▶ [To do]: All of the data that follows should be retyped exactly, please, except the pictures.
________
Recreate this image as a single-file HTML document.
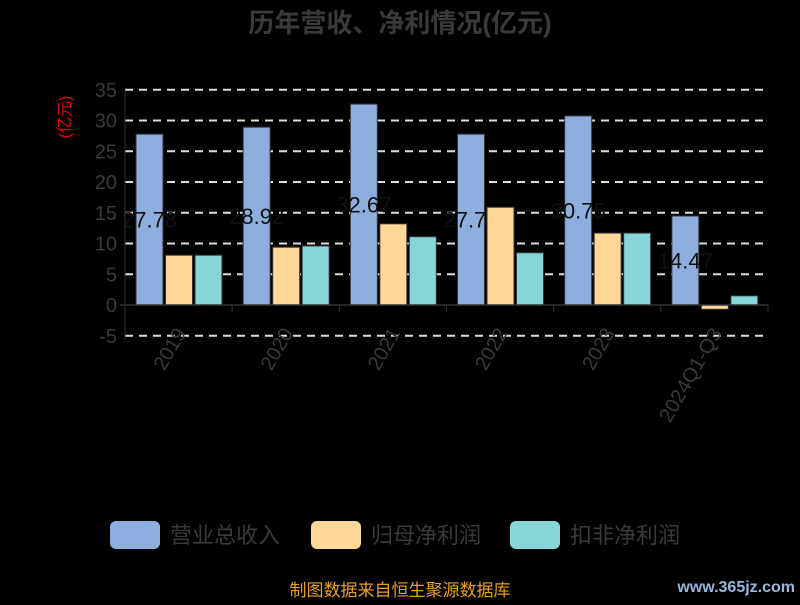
<!DOCTYPE html>
<html><head><meta charset="utf-8"><style>
body{margin:0;background:#000;width:800px;height:600px;overflow:hidden;font-family:"Liberation Sans","Noto Sans CJK SC",sans-serif}
</style></head><body>
<svg width="800" height="600" xmlns="http://www.w3.org/2000/svg">
<text x="400" y="32" text-anchor="middle" font-size="26" font-weight="bold" fill="#3a3a3a" font-family="Liberation Sans,Noto Sans CJK SC,sans-serif">历年营收、净利情况(亿元)</text>
<text transform="translate(70,117) rotate(-90)" text-anchor="middle" font-size="16" fill="#e00" font-family="Liberation Sans,Noto Sans CJK SC,sans-serif">(亿元)</text>
<g id="grid"></g><g id="bars"></g><g id="axes"></g>
<g font-size="22" fill="#3a3a3a" font-family="Liberation Sans,Noto Sans CJK SC,sans-serif">
<rect x="110" y="521" width="50" height="28" rx="6" fill="#8eaedd"/>
<text x="170" y="543">营业总收入</text>
<rect x="311" y="521" width="50" height="28" rx="6" fill="#ffd898"/>
<text x="371" y="543">归母净利润</text>
<rect x="510" y="521" width="50" height="28" rx="6" fill="#86d5d9"/>
<text x="570" y="543">扣非净利润</text>
</g>
<text x="400" y="596" text-anchor="middle" font-size="17" fill="#e8a020" font-family="Liberation Sans,Noto Sans CJK SC,sans-serif">制图数据来自恒生聚源数据库</text>
<text x="795" y="592" text-anchor="end" font-size="16" font-weight="bold" fill="#9ab8dd" font-family="Liberation Sans,sans-serif">www.365jz.com</text>
</svg>
<script>
const categories=["2019","2020","2021","2022","2023","2024Q1-Q3"];
const revenue=[27.78,28.92,32.67,27.78,30.75,14.47];
const netProfit=[8.1,9.4,13.2,15.9,11.7,-0.7];
const deducted=[8.1,9.6,11.1,8.5,11.7,1.5];
const ticks=[-5,0,5,10,15,20,25,30,35];
const NS="http://www.w3.org/2000/svg";
const x0=125,x1=768,yZero=305,pxPer=6.15;
const y=v=>yZero-v*pxPer;
const cw=(x1-x0)/categories.length;
function mk(tag,attrs,parent){const e=document.createElementNS(NS,tag);for(const k in attrs)e.setAttribute(k,attrs[k]);document.getElementById(parent).appendChild(e);return e;}
ticks.forEach(t=>{
 if(t!==0){const l=mk('line',{x1:x0,x2:x1,y1:y(t),y2:y(t),stroke:'#ddd','stroke-width':2,'stroke-dasharray':'8,6'},'grid');
 
 }
 const tx=mk('text',{x:x0-8,y:y(t)+7,'text-anchor':'end','font-size':20,fill:'#3a3a3a','font-family':'Liberation Sans,sans-serif'},'axes');
 tx.textContent=t;
 
 
});
const ax=mk('line',{x1:x0,x2:x0,y1:y(35),y2:y(-5)+4,stroke:'#333','stroke-width':1},'axes');


const xa=mk('line',{x1:x0-5,x2:x1,y1:yZero,y2:yZero,stroke:'#333','stroke-width':1.5},'axes');


const series=[[revenue,'#8eaedd','bar-revenue'],[netProfit,'#ffd898','bar-netprofit'],[deducted,'#86d5d9','bar-deducted']];
const bw=27,gap=2.5;
categories.forEach((c,i)=>{
 const start=x0+i*cw+11;
 const tk=mk('line',{x1:x0+(i+1)*cw,x2:x0+(i+1)*cw,y1:yZero,y2:yZero+7,stroke:'#333'},'axes');
 
 
 const cx=x0+i*cw+cw/2+8;
 const lb=mk('text',{x:0,y:0,'text-anchor':'end','font-size':20,fill:'#3a3a3a','font-family':'Liberation Sans,sans-serif',transform:`translate(${cx},${yZero+28}) rotate(-60)`},'axes');
 lb.textContent=c;
 
 
 series.forEach((s,j)=>{
  const v=s[0][i];const bx=start+j*(bw+gap);
  const r=mk('rect',{x:bx,y:Math.min(y(v),yZero),width:bw,height:Math.abs(y(v)-yZero),fill:s[1],stroke:'#333','stroke-width':1},'bars');
  
  
  if(j===0){
   const t=mk('text',{x:bx+bw/2,y:(y(v)+yZero)/2+8,'text-anchor':'middle','font-size':22,fill:'#111','font-family':'Liberation Sans,sans-serif'},'bars');
   t.textContent=v.toFixed(2);
   
   
  }
 });
});
</script>
</body></html>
________
▶ [Result below]:
Recreate this image as a single-file HTML document.
<!DOCTYPE html>
<html><head><meta charset="utf-8"><style>
body{margin:0;background:#000;width:800px;height:600px;overflow:hidden;font-family:"Liberation Sans","Noto Sans CJK SC",sans-serif}
</style></head><body>
<svg width="800" height="600" xmlns="http://www.w3.org/2000/svg">
<text x="400" y="32" text-anchor="middle" font-size="26" font-weight="bold" fill="#3a3a3a" font-family="Liberation Sans,Noto Sans CJK SC,sans-serif">历年营收、净利情况(亿元)</text>
<text transform="translate(70,117) rotate(-90)" text-anchor="middle" font-size="16" fill="#e00" font-family="Liberation Sans,Noto Sans CJK SC,sans-serif">(亿元)</text>
<g id="grid"></g><g id="bars"></g><g id="axes"></g>
<g font-size="22" fill="#3a3a3a" font-family="Liberation Sans,Noto Sans CJK SC,sans-serif">
<rect x="110" y="521" width="50" height="28" rx="6" fill="#8eaedd"/>
<text x="170" y="543">营业总收入</text>
<rect x="311" y="521" width="50" height="28" rx="6" fill="#ffd898"/>
<text x="371" y="543">归母净利润</text>
<rect x="510" y="521" width="50" height="28" rx="6" fill="#86d5d9"/>
<text x="570" y="543">扣非净利润</text>
</g>
<text x="400" y="596" text-anchor="middle" font-size="17" fill="#e8a020" font-family="Liberation Sans,Noto Sans CJK SC,sans-serif">制图数据来自恒生聚源数据库</text>
<text x="795" y="592" text-anchor="end" font-size="16" font-weight="bold" fill="#9ab8dd" font-family="Liberation Sans,sans-serif">www.365jz.com</text>
</svg>
<script>
const categories=["2019","2020","2021","2022","2023","2024Q1-Q3"];
const revenue=[27.78,28.92,32.67,27.78,30.75,14.47];
const netProfit=[8.1,9.4,13.2,15.9,11.7,-0.7];
const deducted=[8.1,9.6,11.1,8.5,11.7,1.5];
const ticks=[-5,0,5,10,15,20,25,30,35];
const NS="http://www.w3.org/2000/svg";
const x0=125,x1=768,yZero=305,pxPer=6.15;
const y=v=>yZero-v*pxPer;
const cw=(x1-x0)/categories.length;
function mk(tag,attrs,parent){const e=document.createElementNS(NS,tag);for(const k in attrs)e.setAttribute(k,attrs[k]);document.getElementById(parent).appendChild(e);return e;}
ticks.forEach(t=>{
 if(t!==0){const l=mk('line',{x1:x0,x2:x1,y1:y(t),y2:y(t),stroke:'#ddd','stroke-width':2,'stroke-dasharray':'8,6'},'grid');
 
 }
 const tx=mk('text',{x:x0-8,y:y(t)+7,'text-anchor':'end','font-size':20,fill:'#3a3a3a','font-family':'Liberation Sans,sans-serif'},'axes');
 tx.textContent=t;
 
 
});
const ax=mk('line',{x1:x0,x2:x0,y1:y(35),y2:y(-5)+4,stroke:'#333','stroke-width':1},'axes');


const xa=mk('line',{x1:x0-5,x2:x1,y1:yZero,y2:yZero,stroke:'#333','stroke-width':1.5},'axes');


const series=[[revenue,'#8eaedd','bar-revenue'],[netProfit,'#ffd898','bar-netprofit'],[deducted,'#86d5d9','bar-deducted']];
const bw=27,gap=2.5;
categories.forEach((c,i)=>{
 const start=x0+i*cw+11;
 const tk=mk('line',{x1:x0+(i+1)*cw,x2:x0+(i+1)*cw,y1:yZero,y2:yZero+7,stroke:'#333'},'axes');
 
 
 const cx=x0+i*cw+cw/2+8;
 const lb=mk('text',{x:0,y:0,'text-anchor':'end','font-size':20,fill:'#3a3a3a','font-family':'Liberation Sans,sans-serif',transform:`translate(${cx},${yZero+28}) rotate(-60)`},'axes');
 lb.textContent=c;
 
 
 series.forEach((s,j)=>{
  const v=s[0][i];const bx=start+j*(bw+gap);
  const r=mk('rect',{x:bx,y:Math.min(y(v),yZero),width:bw,height:Math.abs(y(v)-yZero),fill:s[1],stroke:'#333','stroke-width':1},'bars');
  
  
  if(j===0){
   const t=mk('text',{x:bx+bw/2,y:(y(v)+yZero)/2+8,'text-anchor':'middle','font-size':22,fill:'#111','font-family':'Liberation Sans,sans-serif'},'bars');
   t.textContent=v.toFixed(2);
   
   
  }
 });
});
</script>
</body></html>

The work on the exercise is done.